I have a desk set up in the dining room. This is not optimal, but it gives me a place to sit down and waste time on the Internet. We live downtown, so when I’m not doing that, I can sometimes be found walking around. It’s a short trek to the grocery store, or the library, or my favorite coffee shop. But, frustrated with no where to sit down and write, however futilely, I started thinking. Just how much would it cost to rent a small office space in one of the many old office buildings around here? I never did find out, specifically, but it dawned on me that we have here an awesome public library that occupies a historic old bank building, the First National Bank, which was built with an apparently slavish budget in 1906. In the classical tradition, the library features lots of little nooks and crannies to provide peaceful, quiet places to read–or write, in my case.

So here I am. This morning I wrote for about an hour to gently expand the WIP. I’m sluggish, for not writing for a few weeks, but I’ll keep at this. I like sitting here, too.

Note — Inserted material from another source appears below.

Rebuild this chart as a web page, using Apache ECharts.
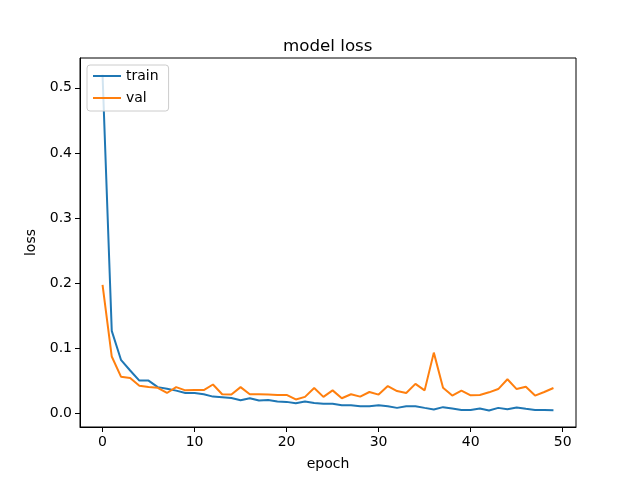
<!DOCTYPE html>
<html>
<head>
<meta charset="utf-8">
<script src="https://cdn.jsdelivr.net/npm/echarts@6/dist/echarts.min.js"></script>
<style>
html,body{margin:0;padding:0;background:#fff}
#chart_1{width:640px;height:480px}
</style>
</head>
<body>
<div id="chart_1"></div>
<script>
// epochs 0..49
var epochs = []
for (var i = 0; i < 50; i++) epochs.push(i)

var trainLoss = [0.520, 0.1265, 0.082, 0.0655, 0.050, 0.050, 0.040, 0.0376, 0.0346, 0.031,
                 0.031, 0.029, 0.0254, 0.0244, 0.0234, 0.0198, 0.0229, 0.0193, 0.0203, 0.0178,
                 0.0173, 0.0152, 0.0178, 0.0157, 0.0145, 0.0145, 0.0122, 0.012, 0.0107, 0.0107,
                 0.0122, 0.0107, 0.0081, 0.0107, 0.0107, 0.0081, 0.0056, 0.0092, 0.0071, 0.005,
                 0.005, 0.0071, 0.004, 0.0081, 0.006, 0.0086, 0.0066, 0.005, 0.005, 0.0045]
var valLoss = [0.197, 0.087, 0.056, 0.054, 0.042, 0.040, 0.039, 0.031, 0.040, 0.035,
               0.0355, 0.0355, 0.044, 0.029, 0.0285, 0.040, 0.029, 0.029, 0.0285, 0.028,
               0.028, 0.021, 0.025, 0.0386, 0.025, 0.035, 0.0229, 0.029, 0.0254, 0.0325,
               0.0285, 0.0417, 0.034, 0.031, 0.045, 0.035, 0.093, 0.039, 0.027, 0.0346,
               0.0274, 0.028, 0.032, 0.037, 0.052, 0.037, 0.0407, 0.027, 0.0325, 0.0386]
var xTicks = [0, 10, 20, 30, 40, 50]
var yTicks = [0, 0.1, 0.2, 0.3, 0.4, 0.5]

function pairs(ys) {
    var out = []
    for (var i = 0; i < ys.length; i++) out.push([epochs[i], ys[i]])
    return out
}

var font = 'DejaVu Sans'
var char1 = echarts.init(document.getElementById('chart_1'))
var option1 = {
    animation: false,
    backgroundColor: '#fff',
    title: {
        text: 'model loss',
        left: 278,
        top: 33,
        textStyle: { fontFamily: font, fontSize: 16.7, fontWeight: 'normal', color: '#000' }
    },
    legend: {
        data: ['train', 'val'],
        orient: 'vertical',
        left: 87,
        top: 65,
        icon: 'rect',
        itemWidth: 28,
        itemHeight: 2,
        itemGap: 8,
        padding: [4, 10, 6, 6],
        backgroundColor: 'rgba(255,255,255,0.8)',
        borderColor: '#cccccc',
        borderWidth: 1,
        borderRadius: 3,
        textStyle: { fontFamily: font, fontSize: 14, color: '#000' }
    },
    grid: {
        left: 80,
        right: 64,
        top: 58,
        bottom: 53,
        show: true,
        borderColor: '#000',
        borderWidth: 1
    },
    color: ['#1f77b4', '#ff7f0e'],
    xAxis: {
        type: 'value',
        min: -2.45,
        max: 51.45,
        name: 'epoch',
        nameLocation: 'middle',
        nameGap: 30,
        nameTextStyle: { fontFamily: font, fontSize: 14, color: '#000' },
        splitLine: { show: false },
        axisLine: { show: true, onZero: false, lineStyle: { color: '#000' } },
        axisTick: { show: true, inside: false, length: 5, customValues: xTicks, lineStyle: { color: '#000' } },
        axisLabel: { customValues: xTicks, fontFamily: font, fontSize: 14, color: '#000', margin: 8 }
    },
    yAxis: {
        type: 'value',
        min: -0.0213,
        max: 0.5458,
        name: 'loss',
        nameLocation: 'middle',
        nameGap: 38,
        nameTextStyle: { fontFamily: font, fontSize: 14, color: '#000' },
        splitLine: { show: false },
        axisLine: { show: true, onZero: false, lineStyle: { color: '#000' } },
        axisTick: { show: true, inside: false, length: 5, customValues: yTicks, lineStyle: { color: '#000' } },
        axisLabel: {
            customValues: yTicks, fontFamily: font, fontSize: 14, color: '#000', margin: 8,
            formatter: function (v) { return v.toFixed(1) }
        }
    },
    series: [
        { name: 'train', type: 'line', data: pairs(trainLoss), showSymbol: false, lineStyle: { width: 2 }, z: 2 },
        { name: 'val', type: 'line', data: pairs(valLoss), showSymbol: false, lineStyle: { width: 2 }, z: 3 }
    ]
}
char1.setOption(option1)
</script>
</body>
</html>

Pluto Restoration Society and ‘Droid Refurbishment

A Word About Pluto

In 1957, my third grade teacher, Miss Lusardi, told the class about our solar system and how the nine (yep) planets revolved around the sun. One of them was Earth, she pointed out.  Earth is a planet! But at the top of her list was Mercury, since it is closest to the sun. From there she worked her way outward, eventually getting to Pluto. Now, maybe we were too young at the time for this sort of harshly critical reality in expository science, but she said that Pluto’s orbit was nothing like the orbits of the other planets. (I now know she was referring to the plane of the ecliptic.) She went on, adding wistfully, “Some scientists say Pluto might not even be a planet.” 

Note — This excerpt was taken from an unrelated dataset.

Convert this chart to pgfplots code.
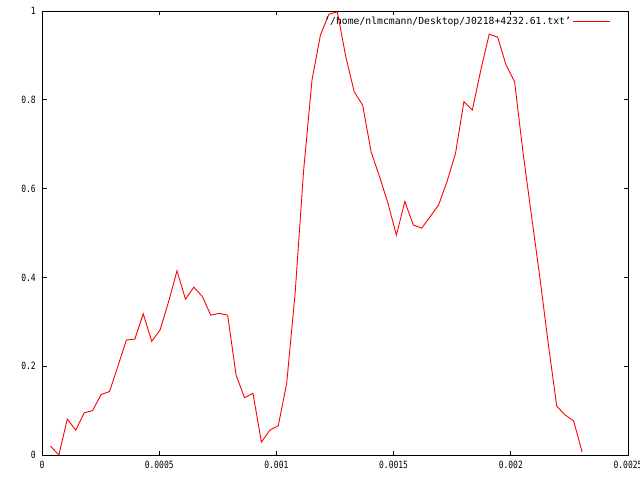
\documentclass[border=0pt]{standalone}
\usepackage{fontspec}
\setmainfont{DejaVu Sans Mono}
\newfontfamily\tickfont[FakeStretch=0.8]{DejaVu Sans Mono}
\usepackage{pgfplots}
\pgfplotsset{compat=1.18}
\begin{document}
\begin{tikzpicture}
\path[use as bounding box] (0,0) rectangle (640pt,480pt);
\begin{axis}[
  at={(42pt,25pt)}, anchor=south west,
  scale only axis, width=586pt, height=444pt,
  xmin=0, xmax=0.0025, ymin=0, ymax=1,
  xtick={0,0.0005,0.001,0.0015,0.002,0.0025},
  ytick={0,0.2,0.4,0.6,0.8,1},
  scaled ticks=false,
  /pgf/number format/assume math mode=true,
  xticklabel style={/pgf/number format/fixed,/pgf/number format/precision=4, font=\fontsize{10}{11}\tickfont, inner sep=0pt, yshift=-6pt},
  yticklabel style={/pgf/number format/fixed,/pgf/number format/precision=1, font=\fontsize{10}{11}\tickfont, inner sep=0pt, xshift=-6pt},
  tick align=inside, major tick length=4.5pt,
  tick style={black, line width=0.8pt},
  axis line style={black, line width=0.8pt},
  legend plot pos=right,
  legend style={draw=none, fill=none, at={(0.971,0.977)}, anchor=east, inner sep=0pt,
    font=\fontsize{9.75}{11}\selectfont, legend cell align=right},
  legend image code/.code={\path (0pt,0pt) -- (8pt,0pt); \draw[#1] (8pt,0pt) -- (37pt,0pt);},
]
\addplot[red, line width=0.9pt] coordinates {
(0.000036,0.020)
(0.000072,0.000)
(0.000108,0.081)
(0.000144,0.056)
(0.000180,0.095)
(0.000216,0.100)
(0.000252,0.136)
(0.000288,0.143)
(0.000324,0.200)
(0.000360,0.259)
(0.000396,0.261)
(0.000432,0.318)
(0.000468,0.256)
(0.000504,0.282)
(0.000540,0.345)
(0.000576,0.415)
(0.000612,0.351)
(0.000648,0.378)
(0.000684,0.357)
(0.000720,0.315)
(0.000756,0.319)
(0.000792,0.315)
(0.000828,0.180)
(0.000864,0.129)
(0.000900,0.139)
(0.000936,0.029)
(0.000972,0.056)
(0.001008,0.066)
(0.001044,0.162)
(0.001080,0.365)
(0.001116,0.640)
(0.001152,0.845)
(0.001188,0.946)
(0.001224,0.993)
(0.001260,0.998)
(0.001296,0.897)
(0.001332,0.818)
(0.001368,0.788)
(0.001404,0.683)
(0.001440,0.627)
(0.001476,0.567)
(0.001512,0.495)
(0.001548,0.571)
(0.001584,0.518)
(0.001620,0.511)
(0.001656,0.537)
(0.001692,0.563)
(0.001728,0.616)
(0.001764,0.679)
(0.001800,0.796)
(0.001836,0.777)
(0.001872,0.867)
(0.001908,0.948)
(0.001944,0.941)
(0.001980,0.878)
(0.002016,0.841)
(0.002052,0.682)
(0.002088,0.540)
(0.002124,0.400)
(0.002160,0.250)
(0.002196,0.110)
(0.002232,0.090)
(0.002268,0.077)
(0.002304,0.007)
};
\addlegendentry{'/home/nlmcmann/Desktop/J0218+4232.61.txt'}
\end{axis}
\end{tikzpicture}
\end{document}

And now look where this sort of thinking has got us. In 2006, the International Astronomical Union declared that Pluto is a “dwarf planet” since it fails to meet all of the criteria to qualify it to be a real planet. Where Pluto fell short, apparently, was it had not cleared its neighboring region of other objects. 

Picky, picky. 

The mission of the Pluto Restoration Society is to restore Pluto to its rightful place in the planetary hierarchy, that stable of old Sol, our sun, (which is also a star.)

The droid refurbishment is our bread and butter–our day job–there only to pay the rent and keep the doors open, said doors open 6 days a week from 8:00 a.m. to 5:00 p.m., closed Sundays and Holidays. 

Snow Day

Out my back door.

It seems funny, to start with, that I’m happy to post pictures of my back patio view, which resembles some urban, high-crime area, or Moscow, or whatever, instead of the happy, sunny, scenic suburban setting in which I lived just, like, five weeks ago. But I like it here. Maybe it’s less personal, or less judgmental in some way. I think living downtown lends one a certain anonymity. Maybe I just needed a change. At any rate, this is me.

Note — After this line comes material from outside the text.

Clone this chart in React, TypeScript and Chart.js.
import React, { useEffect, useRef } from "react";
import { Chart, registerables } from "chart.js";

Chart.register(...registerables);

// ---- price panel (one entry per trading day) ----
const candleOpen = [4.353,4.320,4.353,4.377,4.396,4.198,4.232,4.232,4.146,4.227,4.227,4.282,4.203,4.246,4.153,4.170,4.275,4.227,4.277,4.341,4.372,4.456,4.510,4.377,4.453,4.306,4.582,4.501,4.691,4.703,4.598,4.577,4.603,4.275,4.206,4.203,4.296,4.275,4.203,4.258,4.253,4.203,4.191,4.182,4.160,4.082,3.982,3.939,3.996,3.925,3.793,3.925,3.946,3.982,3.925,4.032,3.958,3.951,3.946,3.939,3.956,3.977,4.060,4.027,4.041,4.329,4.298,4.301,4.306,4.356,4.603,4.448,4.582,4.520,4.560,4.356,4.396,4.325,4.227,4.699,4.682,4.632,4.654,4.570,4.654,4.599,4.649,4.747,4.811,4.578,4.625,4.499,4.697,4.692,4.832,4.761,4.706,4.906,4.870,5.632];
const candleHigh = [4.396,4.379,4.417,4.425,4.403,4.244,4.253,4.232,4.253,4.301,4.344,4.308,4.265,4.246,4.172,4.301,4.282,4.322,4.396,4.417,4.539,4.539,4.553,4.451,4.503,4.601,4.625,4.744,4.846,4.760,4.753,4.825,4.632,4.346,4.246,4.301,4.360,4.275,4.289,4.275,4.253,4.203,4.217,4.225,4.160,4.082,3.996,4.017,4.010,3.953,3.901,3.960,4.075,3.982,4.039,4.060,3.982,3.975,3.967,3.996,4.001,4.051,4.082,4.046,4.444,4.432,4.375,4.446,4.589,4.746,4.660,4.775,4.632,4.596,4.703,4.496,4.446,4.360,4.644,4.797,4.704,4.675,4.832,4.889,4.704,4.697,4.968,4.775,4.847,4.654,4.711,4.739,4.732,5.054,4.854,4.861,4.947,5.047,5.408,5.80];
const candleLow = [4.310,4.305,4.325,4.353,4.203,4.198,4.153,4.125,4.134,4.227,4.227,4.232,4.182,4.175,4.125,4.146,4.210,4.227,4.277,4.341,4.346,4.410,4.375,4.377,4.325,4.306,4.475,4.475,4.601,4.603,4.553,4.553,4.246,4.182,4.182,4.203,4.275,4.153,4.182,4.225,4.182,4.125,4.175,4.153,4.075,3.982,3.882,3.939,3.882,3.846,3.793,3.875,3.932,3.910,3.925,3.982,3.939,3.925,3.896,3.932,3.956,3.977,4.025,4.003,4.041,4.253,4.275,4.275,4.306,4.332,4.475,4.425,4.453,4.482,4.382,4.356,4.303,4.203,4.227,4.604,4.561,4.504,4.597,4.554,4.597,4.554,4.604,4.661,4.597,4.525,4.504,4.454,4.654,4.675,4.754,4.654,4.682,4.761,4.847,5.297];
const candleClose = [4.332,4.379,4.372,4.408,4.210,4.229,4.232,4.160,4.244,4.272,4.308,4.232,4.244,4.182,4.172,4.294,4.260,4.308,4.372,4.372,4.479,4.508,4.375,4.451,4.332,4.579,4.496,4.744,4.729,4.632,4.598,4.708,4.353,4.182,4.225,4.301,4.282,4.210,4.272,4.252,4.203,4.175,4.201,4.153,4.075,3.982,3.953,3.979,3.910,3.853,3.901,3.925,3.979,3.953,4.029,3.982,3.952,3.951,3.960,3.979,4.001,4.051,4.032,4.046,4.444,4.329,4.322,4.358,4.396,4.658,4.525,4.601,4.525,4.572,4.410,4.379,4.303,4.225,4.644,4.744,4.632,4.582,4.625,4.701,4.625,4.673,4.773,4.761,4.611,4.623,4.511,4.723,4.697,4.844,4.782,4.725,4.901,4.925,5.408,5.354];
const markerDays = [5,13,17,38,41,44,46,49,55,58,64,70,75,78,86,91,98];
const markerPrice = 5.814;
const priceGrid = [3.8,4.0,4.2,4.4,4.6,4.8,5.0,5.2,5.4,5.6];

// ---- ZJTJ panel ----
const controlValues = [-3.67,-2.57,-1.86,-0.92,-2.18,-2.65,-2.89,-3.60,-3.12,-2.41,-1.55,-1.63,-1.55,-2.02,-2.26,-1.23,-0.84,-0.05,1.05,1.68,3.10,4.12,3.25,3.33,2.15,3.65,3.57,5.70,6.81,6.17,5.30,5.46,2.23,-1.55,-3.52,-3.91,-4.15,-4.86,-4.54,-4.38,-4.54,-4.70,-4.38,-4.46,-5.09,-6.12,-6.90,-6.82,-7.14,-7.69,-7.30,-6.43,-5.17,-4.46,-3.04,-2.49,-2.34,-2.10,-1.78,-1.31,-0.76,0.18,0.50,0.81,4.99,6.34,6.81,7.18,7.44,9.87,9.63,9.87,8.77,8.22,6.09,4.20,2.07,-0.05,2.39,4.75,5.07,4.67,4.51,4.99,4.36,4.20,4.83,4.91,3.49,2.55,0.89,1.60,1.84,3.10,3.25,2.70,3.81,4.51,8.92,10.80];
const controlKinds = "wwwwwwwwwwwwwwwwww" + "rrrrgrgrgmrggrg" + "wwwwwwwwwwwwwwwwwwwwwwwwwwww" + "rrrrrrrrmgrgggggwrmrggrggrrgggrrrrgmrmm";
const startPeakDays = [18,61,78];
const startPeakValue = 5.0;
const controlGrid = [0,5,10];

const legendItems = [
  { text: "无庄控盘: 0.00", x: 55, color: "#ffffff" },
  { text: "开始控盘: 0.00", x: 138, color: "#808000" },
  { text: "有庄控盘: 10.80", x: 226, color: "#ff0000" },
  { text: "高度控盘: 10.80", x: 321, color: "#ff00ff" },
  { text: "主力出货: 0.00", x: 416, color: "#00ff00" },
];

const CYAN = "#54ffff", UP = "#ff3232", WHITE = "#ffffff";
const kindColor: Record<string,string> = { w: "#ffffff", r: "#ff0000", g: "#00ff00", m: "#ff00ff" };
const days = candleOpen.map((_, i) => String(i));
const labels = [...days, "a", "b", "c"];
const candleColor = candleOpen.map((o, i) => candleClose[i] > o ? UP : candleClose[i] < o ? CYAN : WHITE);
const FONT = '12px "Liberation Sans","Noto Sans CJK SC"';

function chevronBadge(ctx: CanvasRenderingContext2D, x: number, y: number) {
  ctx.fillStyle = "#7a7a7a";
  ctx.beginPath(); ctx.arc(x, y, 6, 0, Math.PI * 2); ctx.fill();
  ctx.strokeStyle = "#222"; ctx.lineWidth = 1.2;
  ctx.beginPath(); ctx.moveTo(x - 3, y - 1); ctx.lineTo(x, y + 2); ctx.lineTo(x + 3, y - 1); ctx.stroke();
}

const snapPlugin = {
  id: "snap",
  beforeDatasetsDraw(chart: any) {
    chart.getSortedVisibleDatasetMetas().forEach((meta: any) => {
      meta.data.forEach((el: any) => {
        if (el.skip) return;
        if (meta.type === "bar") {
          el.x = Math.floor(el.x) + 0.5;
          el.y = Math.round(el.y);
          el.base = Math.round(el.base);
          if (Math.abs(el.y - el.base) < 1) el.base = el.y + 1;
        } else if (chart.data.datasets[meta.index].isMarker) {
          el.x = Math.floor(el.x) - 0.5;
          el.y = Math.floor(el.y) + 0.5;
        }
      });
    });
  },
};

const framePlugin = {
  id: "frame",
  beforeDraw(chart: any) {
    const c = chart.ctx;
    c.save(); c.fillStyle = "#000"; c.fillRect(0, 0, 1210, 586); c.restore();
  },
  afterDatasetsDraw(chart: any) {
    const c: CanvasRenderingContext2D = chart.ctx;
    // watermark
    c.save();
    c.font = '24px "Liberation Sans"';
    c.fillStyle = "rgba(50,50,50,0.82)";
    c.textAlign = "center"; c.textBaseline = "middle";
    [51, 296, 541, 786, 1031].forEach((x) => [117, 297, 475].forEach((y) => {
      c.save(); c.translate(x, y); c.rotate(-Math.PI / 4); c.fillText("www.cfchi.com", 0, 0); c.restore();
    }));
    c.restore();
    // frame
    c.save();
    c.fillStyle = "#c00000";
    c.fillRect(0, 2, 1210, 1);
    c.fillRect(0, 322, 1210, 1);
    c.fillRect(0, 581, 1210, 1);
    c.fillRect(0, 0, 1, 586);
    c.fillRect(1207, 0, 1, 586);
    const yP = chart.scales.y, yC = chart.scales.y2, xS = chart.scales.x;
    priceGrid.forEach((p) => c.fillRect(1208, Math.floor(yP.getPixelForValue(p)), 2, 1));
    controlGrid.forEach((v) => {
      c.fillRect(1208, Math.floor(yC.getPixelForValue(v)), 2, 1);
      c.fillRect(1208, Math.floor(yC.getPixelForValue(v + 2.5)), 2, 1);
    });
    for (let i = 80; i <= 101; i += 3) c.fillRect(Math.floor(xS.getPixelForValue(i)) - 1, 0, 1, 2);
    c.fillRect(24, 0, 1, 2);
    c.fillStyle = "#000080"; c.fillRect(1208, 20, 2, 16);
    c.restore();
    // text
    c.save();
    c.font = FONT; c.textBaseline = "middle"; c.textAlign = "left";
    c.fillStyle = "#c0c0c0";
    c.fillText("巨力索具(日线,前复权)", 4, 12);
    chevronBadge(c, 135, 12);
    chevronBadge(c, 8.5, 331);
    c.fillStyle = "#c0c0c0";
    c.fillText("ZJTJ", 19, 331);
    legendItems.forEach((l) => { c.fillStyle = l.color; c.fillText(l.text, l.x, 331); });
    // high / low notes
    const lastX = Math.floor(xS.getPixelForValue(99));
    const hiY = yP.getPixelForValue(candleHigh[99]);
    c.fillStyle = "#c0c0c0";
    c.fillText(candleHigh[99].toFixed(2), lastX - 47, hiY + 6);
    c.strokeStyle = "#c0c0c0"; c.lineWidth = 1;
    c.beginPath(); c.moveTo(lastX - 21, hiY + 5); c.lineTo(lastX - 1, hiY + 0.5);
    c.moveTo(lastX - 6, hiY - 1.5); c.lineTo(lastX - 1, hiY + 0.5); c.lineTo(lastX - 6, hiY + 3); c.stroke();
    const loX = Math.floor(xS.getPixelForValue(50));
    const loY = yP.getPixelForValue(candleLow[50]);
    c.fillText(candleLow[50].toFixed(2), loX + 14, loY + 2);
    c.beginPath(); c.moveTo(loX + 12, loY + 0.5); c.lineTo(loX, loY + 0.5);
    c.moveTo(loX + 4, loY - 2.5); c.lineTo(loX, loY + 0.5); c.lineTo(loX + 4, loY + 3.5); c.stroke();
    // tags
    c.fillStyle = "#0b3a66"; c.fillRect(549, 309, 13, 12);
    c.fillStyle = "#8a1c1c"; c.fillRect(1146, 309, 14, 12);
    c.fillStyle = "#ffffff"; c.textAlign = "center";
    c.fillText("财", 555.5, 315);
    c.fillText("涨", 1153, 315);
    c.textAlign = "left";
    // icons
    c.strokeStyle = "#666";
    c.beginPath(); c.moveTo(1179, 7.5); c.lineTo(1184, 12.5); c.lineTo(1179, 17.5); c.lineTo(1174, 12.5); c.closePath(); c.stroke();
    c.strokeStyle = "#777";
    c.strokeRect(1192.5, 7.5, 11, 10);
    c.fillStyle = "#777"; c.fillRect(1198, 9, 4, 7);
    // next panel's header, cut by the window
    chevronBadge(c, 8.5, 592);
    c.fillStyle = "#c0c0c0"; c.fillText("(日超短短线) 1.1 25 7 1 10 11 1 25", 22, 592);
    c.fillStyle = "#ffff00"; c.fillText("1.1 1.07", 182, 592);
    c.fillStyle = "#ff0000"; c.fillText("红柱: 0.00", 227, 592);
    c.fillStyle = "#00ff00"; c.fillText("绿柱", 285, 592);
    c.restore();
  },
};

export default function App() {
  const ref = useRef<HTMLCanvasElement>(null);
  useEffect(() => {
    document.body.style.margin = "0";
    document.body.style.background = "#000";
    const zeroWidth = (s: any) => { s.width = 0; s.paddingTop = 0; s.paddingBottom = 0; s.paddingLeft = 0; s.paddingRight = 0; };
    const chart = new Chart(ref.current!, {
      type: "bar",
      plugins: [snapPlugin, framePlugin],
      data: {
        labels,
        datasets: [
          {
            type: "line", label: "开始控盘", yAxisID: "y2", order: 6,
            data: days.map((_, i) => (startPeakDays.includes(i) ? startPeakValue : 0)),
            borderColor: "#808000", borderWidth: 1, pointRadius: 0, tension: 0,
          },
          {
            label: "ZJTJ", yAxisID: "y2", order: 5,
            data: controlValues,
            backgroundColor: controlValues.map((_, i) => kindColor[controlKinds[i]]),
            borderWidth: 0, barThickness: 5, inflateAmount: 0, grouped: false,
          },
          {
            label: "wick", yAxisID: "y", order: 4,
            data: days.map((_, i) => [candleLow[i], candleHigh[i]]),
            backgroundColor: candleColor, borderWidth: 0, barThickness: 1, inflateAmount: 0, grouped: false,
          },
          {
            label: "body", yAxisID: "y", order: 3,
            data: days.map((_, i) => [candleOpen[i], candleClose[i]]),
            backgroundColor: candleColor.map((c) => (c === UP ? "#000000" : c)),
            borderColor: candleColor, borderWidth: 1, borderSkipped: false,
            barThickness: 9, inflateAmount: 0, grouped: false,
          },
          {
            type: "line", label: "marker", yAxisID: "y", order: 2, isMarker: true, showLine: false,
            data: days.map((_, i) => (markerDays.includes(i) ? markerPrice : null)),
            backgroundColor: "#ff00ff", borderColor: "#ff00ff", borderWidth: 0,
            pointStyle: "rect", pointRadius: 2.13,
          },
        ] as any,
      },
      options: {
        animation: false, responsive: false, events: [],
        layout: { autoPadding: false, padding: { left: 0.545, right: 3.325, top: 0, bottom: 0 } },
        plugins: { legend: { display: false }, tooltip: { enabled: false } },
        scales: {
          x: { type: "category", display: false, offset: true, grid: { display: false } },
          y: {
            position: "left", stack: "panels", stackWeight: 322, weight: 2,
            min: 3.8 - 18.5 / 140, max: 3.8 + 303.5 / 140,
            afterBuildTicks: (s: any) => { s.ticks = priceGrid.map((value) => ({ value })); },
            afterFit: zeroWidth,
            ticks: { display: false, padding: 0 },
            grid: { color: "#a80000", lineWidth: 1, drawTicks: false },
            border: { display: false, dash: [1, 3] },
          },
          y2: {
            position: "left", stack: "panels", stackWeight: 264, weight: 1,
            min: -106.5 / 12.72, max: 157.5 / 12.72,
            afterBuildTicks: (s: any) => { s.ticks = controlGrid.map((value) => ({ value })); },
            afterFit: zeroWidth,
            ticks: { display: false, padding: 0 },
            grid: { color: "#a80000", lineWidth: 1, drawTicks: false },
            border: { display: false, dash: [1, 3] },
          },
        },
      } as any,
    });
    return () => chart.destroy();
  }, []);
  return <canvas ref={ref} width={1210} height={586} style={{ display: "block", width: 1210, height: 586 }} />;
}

This is our fourth snow storm, I think. That’s not unusual for this part of the country, but I think the wild temperature swings are a bit weird. Several times this year so far, and more to come, the temps have swung from single digits to around 60 degrees in the span of 36 hours or so. (I mean, that change in the high temp for the days.) I moved here about 50 years ago, and although my memory is far from perfect, I just don’t recall this kind of a winter.

I’m from a place where it might snow about once every 35 years. When I was 11 years old it snowed one Sunday and paralyzed the whole Bay Area with a one-inch coating of the dreaded white stuff. Radiators filled with plain old water burst and kids ran around outside just for the novelty of getting snowed upon. That day, it was planned, me, my mom, step-dad and his brother and his brother’s girlfriend went to the beach. On the way “over the hill,” which was what we called the drive on Highway 17 over the relatively tame Santa Cruz Mountain range that separated Palo Alto from Santa Cruz and the beach, we encountered most kinds of weather known to man–rain, sleet, hail, snow, more rain–and ate fried chicken in two cars connected by a blanket stretched across the open doors to form a sort of tent, in an empty lot somewhere near (I assumed) the beach.

I attribute this venture, in hindsight, to the general state of alcoholism and low impulse control that characterized the grown-ups in my life at that time. But it was kind of fun, in a crazy sort of way. We returned unscathed and I got to run around outside for the novelty of it all and witness the strange beauty of a landscape transformed at least temporarily. (The heavy fog did that, too, but was a much more common event.) The next day I heard that later that night “Uncle Teddy,” my step-father’s brother, was driving drunk in the snow up in the foothills and was approached by three uniformed police as he left the car to take a leak. The thick stand of trees and the snow and the uniformed men approaching him jolted Teddy into a World War II flashback and he attempted to fight off the police, thinking they were German soldiers.

My day is nothing like that. Rather boring, actually, and low impulse control has long ago been mitigated by common sense informed by repeated lessons.